» **LISTED ENTRIES**
· · · ·

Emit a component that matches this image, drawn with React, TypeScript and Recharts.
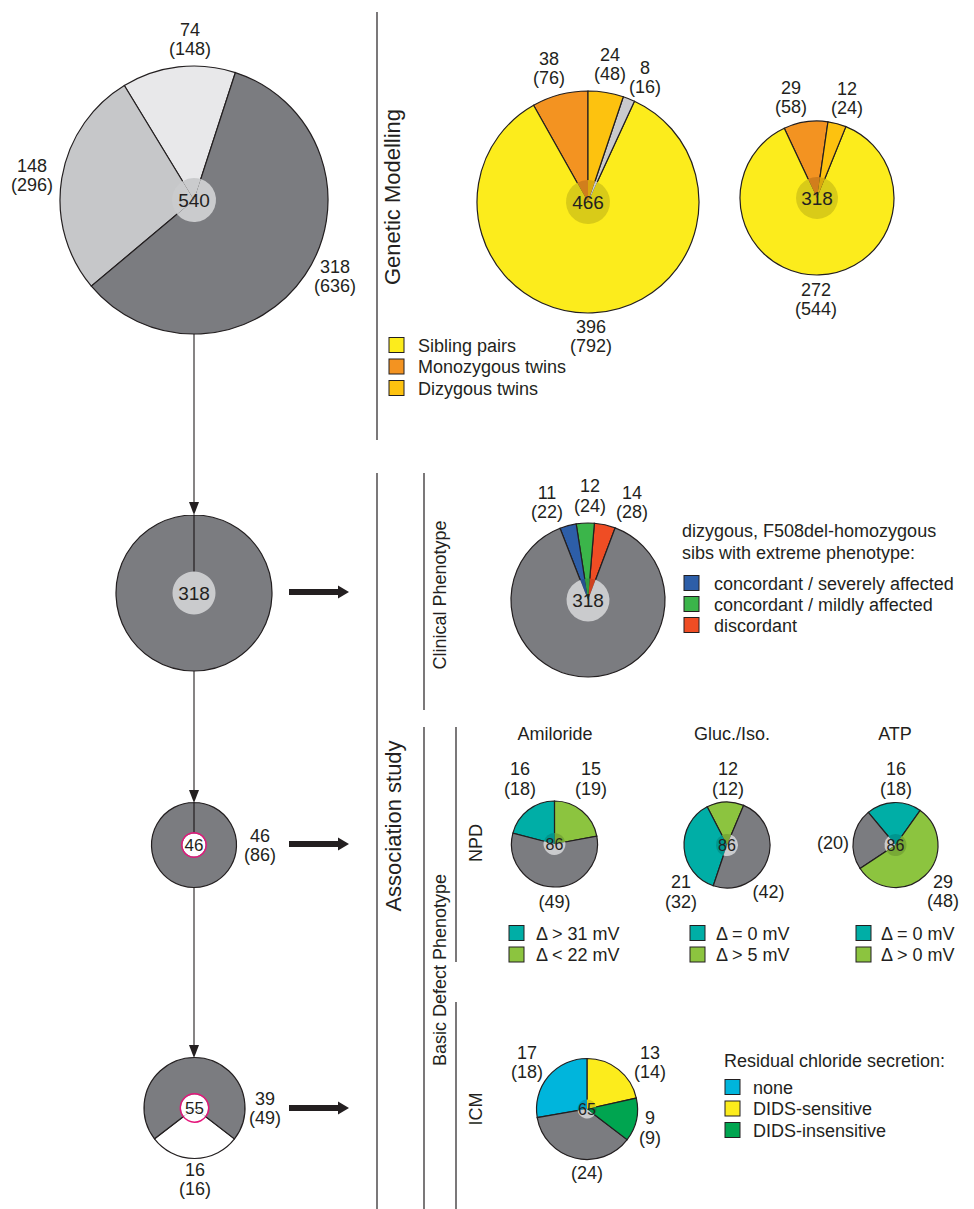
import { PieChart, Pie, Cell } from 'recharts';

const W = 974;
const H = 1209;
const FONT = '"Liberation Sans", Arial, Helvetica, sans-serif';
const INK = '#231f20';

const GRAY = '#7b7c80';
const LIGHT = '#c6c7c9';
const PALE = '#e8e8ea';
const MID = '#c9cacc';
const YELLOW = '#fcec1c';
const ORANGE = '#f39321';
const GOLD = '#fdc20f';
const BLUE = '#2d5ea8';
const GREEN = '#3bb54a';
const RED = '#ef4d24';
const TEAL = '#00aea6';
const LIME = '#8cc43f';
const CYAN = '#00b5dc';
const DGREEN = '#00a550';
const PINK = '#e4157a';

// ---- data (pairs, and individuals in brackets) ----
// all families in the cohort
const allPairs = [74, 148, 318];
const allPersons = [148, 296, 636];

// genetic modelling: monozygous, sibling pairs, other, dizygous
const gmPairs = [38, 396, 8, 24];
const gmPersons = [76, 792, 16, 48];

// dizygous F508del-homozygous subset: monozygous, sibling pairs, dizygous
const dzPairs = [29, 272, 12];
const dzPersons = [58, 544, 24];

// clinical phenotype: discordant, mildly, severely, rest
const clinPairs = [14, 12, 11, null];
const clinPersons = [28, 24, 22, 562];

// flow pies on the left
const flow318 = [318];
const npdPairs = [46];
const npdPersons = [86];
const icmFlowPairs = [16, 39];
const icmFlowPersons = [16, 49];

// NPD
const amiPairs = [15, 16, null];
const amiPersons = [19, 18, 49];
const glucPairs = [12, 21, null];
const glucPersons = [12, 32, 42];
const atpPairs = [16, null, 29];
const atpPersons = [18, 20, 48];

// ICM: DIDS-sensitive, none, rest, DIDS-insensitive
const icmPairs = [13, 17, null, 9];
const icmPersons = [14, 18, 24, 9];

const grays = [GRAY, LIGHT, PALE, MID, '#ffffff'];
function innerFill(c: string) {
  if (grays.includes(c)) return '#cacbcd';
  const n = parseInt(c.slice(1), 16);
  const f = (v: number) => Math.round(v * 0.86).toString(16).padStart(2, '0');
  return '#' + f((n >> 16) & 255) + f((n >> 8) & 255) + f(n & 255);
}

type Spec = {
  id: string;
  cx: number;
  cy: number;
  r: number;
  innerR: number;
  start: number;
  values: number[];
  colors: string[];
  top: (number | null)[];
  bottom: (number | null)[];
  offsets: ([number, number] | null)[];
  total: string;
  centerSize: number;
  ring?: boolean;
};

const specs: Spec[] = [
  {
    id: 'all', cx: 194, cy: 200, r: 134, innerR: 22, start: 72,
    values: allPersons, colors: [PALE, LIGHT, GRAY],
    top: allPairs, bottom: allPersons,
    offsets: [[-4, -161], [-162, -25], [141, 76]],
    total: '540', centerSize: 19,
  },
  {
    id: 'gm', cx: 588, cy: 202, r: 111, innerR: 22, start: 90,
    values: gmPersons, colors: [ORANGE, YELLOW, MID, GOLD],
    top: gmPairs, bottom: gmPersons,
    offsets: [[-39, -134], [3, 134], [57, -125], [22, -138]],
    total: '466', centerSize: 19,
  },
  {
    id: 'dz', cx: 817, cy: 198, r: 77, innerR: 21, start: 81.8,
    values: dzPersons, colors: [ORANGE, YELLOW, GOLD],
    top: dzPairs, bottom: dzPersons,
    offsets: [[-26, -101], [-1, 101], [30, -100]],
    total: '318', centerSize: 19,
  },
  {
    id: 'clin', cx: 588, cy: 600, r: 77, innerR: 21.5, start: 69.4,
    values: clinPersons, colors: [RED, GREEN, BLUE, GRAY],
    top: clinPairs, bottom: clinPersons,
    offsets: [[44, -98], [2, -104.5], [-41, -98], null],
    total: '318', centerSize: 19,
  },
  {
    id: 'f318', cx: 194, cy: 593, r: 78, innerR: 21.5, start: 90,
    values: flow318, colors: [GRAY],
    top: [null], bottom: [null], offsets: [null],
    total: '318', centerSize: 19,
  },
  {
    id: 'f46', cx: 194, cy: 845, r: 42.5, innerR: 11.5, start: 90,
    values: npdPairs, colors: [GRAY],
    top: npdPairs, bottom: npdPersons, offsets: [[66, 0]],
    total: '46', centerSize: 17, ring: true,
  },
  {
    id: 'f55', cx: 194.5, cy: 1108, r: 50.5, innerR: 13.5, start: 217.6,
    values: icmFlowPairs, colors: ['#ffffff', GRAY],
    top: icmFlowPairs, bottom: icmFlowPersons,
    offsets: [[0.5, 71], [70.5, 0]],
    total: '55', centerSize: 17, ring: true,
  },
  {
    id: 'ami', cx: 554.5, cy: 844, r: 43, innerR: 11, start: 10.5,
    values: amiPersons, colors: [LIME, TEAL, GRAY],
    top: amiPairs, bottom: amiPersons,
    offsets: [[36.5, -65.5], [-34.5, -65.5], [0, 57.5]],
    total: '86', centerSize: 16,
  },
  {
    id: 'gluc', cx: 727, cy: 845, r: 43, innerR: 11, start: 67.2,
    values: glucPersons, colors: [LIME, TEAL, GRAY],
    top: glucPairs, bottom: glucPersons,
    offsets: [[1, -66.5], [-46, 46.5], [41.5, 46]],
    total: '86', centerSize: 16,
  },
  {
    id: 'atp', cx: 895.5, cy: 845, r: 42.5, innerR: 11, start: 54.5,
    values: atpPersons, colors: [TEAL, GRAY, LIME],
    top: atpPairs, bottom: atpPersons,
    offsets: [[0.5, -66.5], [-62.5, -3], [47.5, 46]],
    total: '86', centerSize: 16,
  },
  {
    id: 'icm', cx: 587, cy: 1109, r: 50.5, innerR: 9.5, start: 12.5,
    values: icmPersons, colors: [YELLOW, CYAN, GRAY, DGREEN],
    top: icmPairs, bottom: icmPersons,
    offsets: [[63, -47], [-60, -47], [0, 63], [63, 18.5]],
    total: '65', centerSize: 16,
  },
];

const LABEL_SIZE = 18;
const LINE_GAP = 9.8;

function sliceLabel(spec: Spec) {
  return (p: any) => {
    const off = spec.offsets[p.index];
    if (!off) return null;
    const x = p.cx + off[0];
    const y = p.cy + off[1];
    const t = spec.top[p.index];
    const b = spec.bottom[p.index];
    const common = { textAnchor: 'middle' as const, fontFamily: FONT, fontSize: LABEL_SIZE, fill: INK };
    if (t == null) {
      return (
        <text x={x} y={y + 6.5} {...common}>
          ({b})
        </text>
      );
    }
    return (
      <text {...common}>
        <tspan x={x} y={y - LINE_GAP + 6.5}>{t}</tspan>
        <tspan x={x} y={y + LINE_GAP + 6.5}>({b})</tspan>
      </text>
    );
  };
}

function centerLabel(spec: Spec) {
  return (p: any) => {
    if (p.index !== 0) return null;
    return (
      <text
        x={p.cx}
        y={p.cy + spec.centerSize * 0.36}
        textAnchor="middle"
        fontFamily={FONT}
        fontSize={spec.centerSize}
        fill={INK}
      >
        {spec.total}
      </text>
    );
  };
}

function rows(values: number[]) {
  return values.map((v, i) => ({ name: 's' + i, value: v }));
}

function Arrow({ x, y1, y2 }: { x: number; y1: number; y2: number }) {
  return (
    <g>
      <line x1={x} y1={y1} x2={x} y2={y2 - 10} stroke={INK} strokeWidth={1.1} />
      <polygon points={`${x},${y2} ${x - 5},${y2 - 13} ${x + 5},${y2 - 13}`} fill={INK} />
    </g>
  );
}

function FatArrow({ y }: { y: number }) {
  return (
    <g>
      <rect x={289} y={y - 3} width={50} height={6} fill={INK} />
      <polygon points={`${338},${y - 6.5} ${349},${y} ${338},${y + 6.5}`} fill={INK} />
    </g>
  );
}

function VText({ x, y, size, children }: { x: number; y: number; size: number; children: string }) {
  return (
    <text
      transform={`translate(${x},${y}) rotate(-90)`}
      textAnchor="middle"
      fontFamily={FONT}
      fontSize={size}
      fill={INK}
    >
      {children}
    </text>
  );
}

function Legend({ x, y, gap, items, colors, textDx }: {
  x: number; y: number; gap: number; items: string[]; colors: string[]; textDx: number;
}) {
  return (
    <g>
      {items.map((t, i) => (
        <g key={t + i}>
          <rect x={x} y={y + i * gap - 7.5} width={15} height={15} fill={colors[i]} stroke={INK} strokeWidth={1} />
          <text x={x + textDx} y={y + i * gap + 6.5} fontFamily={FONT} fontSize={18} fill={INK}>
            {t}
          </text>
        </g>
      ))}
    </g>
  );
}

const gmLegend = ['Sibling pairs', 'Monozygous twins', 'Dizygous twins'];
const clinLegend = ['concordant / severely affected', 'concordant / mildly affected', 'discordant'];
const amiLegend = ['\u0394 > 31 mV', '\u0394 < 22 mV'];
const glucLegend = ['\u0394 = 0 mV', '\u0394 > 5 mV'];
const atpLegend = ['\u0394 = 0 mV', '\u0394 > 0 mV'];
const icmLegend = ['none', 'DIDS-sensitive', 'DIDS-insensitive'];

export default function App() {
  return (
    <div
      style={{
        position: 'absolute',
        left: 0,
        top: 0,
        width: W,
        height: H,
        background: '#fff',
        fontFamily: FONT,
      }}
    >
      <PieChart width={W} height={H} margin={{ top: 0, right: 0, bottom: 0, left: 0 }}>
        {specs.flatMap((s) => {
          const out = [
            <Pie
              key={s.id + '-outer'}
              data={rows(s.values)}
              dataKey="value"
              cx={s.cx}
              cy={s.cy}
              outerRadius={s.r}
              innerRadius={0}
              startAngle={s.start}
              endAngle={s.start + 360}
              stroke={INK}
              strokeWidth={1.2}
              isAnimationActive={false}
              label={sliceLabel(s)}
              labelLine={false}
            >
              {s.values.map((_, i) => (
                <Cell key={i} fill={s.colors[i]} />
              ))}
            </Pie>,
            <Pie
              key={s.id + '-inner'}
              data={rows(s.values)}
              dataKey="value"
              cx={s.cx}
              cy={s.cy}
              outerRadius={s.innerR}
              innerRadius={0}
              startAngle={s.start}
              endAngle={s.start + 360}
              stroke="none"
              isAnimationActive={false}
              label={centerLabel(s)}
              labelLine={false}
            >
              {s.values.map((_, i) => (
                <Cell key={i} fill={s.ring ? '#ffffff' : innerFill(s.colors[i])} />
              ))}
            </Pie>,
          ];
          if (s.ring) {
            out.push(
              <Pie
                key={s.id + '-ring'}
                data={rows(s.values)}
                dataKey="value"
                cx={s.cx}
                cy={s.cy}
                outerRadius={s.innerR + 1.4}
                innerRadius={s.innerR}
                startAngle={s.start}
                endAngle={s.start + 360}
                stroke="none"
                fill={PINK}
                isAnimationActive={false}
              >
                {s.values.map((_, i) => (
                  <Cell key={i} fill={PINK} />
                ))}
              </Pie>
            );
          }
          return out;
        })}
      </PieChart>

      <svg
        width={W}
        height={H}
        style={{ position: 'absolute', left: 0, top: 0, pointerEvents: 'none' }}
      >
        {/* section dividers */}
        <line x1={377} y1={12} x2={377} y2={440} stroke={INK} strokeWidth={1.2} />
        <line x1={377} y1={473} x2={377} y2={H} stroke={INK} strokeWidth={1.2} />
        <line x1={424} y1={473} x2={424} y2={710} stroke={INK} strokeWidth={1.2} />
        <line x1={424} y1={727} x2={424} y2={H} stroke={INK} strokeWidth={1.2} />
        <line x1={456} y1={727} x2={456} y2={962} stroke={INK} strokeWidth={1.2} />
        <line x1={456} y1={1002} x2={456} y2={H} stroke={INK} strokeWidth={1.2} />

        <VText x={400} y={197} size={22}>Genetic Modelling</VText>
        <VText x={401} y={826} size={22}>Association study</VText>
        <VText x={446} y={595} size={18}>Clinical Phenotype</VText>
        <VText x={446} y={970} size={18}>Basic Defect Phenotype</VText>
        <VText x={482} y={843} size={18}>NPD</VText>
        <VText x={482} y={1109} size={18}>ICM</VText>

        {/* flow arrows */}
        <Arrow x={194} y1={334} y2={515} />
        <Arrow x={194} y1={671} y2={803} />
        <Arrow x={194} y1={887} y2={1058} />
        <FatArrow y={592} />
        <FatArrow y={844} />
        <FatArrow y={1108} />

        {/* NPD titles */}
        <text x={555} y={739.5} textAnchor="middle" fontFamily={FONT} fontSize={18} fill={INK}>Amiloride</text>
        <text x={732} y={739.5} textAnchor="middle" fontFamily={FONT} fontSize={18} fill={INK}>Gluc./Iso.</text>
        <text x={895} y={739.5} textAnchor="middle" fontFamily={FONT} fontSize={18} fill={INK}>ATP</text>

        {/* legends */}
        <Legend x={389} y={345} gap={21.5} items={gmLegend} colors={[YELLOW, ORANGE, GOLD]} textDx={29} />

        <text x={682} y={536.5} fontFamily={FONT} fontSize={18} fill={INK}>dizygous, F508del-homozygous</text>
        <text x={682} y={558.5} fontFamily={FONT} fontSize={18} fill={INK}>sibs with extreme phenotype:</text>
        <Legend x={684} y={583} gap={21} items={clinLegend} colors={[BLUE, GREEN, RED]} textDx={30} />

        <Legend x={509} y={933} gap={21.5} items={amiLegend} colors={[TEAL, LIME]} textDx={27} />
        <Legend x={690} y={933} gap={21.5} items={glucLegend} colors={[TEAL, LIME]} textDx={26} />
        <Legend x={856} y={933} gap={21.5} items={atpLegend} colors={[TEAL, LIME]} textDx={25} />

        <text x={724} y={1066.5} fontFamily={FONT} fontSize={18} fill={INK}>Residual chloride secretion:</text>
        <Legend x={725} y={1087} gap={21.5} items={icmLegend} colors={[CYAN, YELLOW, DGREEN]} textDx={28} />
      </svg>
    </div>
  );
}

· · · ·

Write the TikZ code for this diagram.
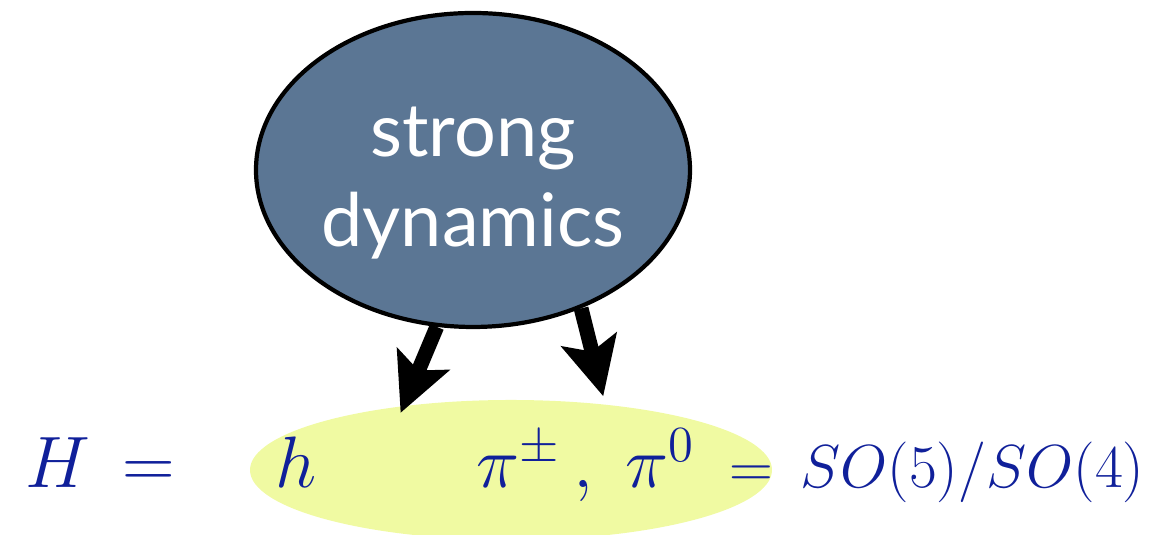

· · · ·

» **REQUIRED WORK**
Among the entries above, take the lines from the one with "Emit a component" through the one with "const allPersons = [148, 296, 636];" and retype them exactly, leaving out the pictures.

» **WRITTEN SOLUTION**
Emit a component that matches this image, drawn with React, TypeScript and Recharts.
import { PieChart, Pie, Cell } from 'recharts';

const W = 974;
const H = 1209;
const FONT = '"Liberation Sans", Arial, Helvetica, sans-serif';
const INK = '#231f20';

const GRAY = '#7b7c80';
const LIGHT = '#c6c7c9';
const PALE = '#e8e8ea';
const MID = '#c9cacc';
const YELLOW = '#fcec1c';
const ORANGE = '#f39321';
const GOLD = '#fdc20f';
const BLUE = '#2d5ea8';
const GREEN = '#3bb54a';
const RED = '#ef4d24';
const TEAL = '#00aea6';
const LIME = '#8cc43f';
const CYAN = '#00b5dc';
const DGREEN = '#00a550';
const PINK = '#e4157a';

// ---- data (pairs, and individuals in brackets) ----
// all families in the cohort
const allPairs = [74, 148, 318];
const allPersons = [148, 296, 636];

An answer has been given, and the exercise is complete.